You need a Docker engine installed on your pc to build the distro. The building procedure is designed for bash.
The building process will take ~10/20 minutes, depending on your network and hardware speed.
# clone the repository
git clone [email protected]:ez-vpn/iohubos.git
cd iohubos
# build the distro
./build.sh
At the end of the process, you will have two files in the dist
folder:
installer.img
: the image that can be used to install IOhubOS from scratch.firmware.tgz
: the firmware that can be used to upgrade/downgrade an existing IOhubOS.
You can flash the installer.img
file to a USB stick using any available tool, e.g., Rufus
on Windows, balenaEtcher
on Windows, and macOS.
If you need to build the distro with different default values, you can edit the assets/envvars
file before building the image.
You might, for example, configure IOhub as a router, assign a static IP, change the timezone, grant internet access to the devices behind the router, and so on.

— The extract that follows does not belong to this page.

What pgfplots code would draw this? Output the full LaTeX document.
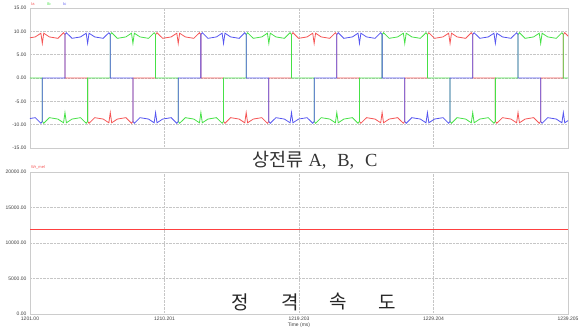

If you need to build a customized version of IOhubOS, e.g., adding packages, you can do so by editing the assets/live-setup-custom.include
file, before building the image.
assets/live-setup-custom.include
is executed as the last step of the building procedure.
You can add repositories, packages, remove packages, change any default configuration, etc., to have it included in the distro.
For example, if you want to include the nmap
package in the distro, you can add the following line to the assets/live-setup-custom.include
file:
DEBIAN_FRONTEND=noninteractive apt-get install -y nmap
If you need to add custom firmware/modules to your distro (e.g. network drivers, wifi drivers, video drivers, etc.), you can do so by:
- Copy the custom firmwares/modules to the
/iohub/live/lib/firmware/
folder - Create a
/iohub/live/usr/bin/iohub-actions.d/0050-load-custom-firmware.sh
file with the following content:
#!/bin/bash
modprobe <your module 1>
modprobe <your module 2>
# e.g. modprobe iwlwifi
The name of the file (0050-load-custom-firmware.sh
) is arbitrary, but it must be a valid bash script in one of the two below formats:
- with permission 0755 and a shebang
- with permission 0644 without the shebang
The file's name determines the execution order of the scripts in the folder /usr/bin/iohub-actions.d
. Its name should have an ordering such that it precedes all the other scripts depending on the module.
If you need to embed additional Docker images in the firmware, and therefore available even when disconnected from the internet, you can do so by adding an image per line to the assets/registry
, e.g.:
mysql:5.7
grafana/grafana:latest
postgres
Each of the image will be downloaded embedded in the firmware and, on first boot, automatically deployed to the local Docker registry.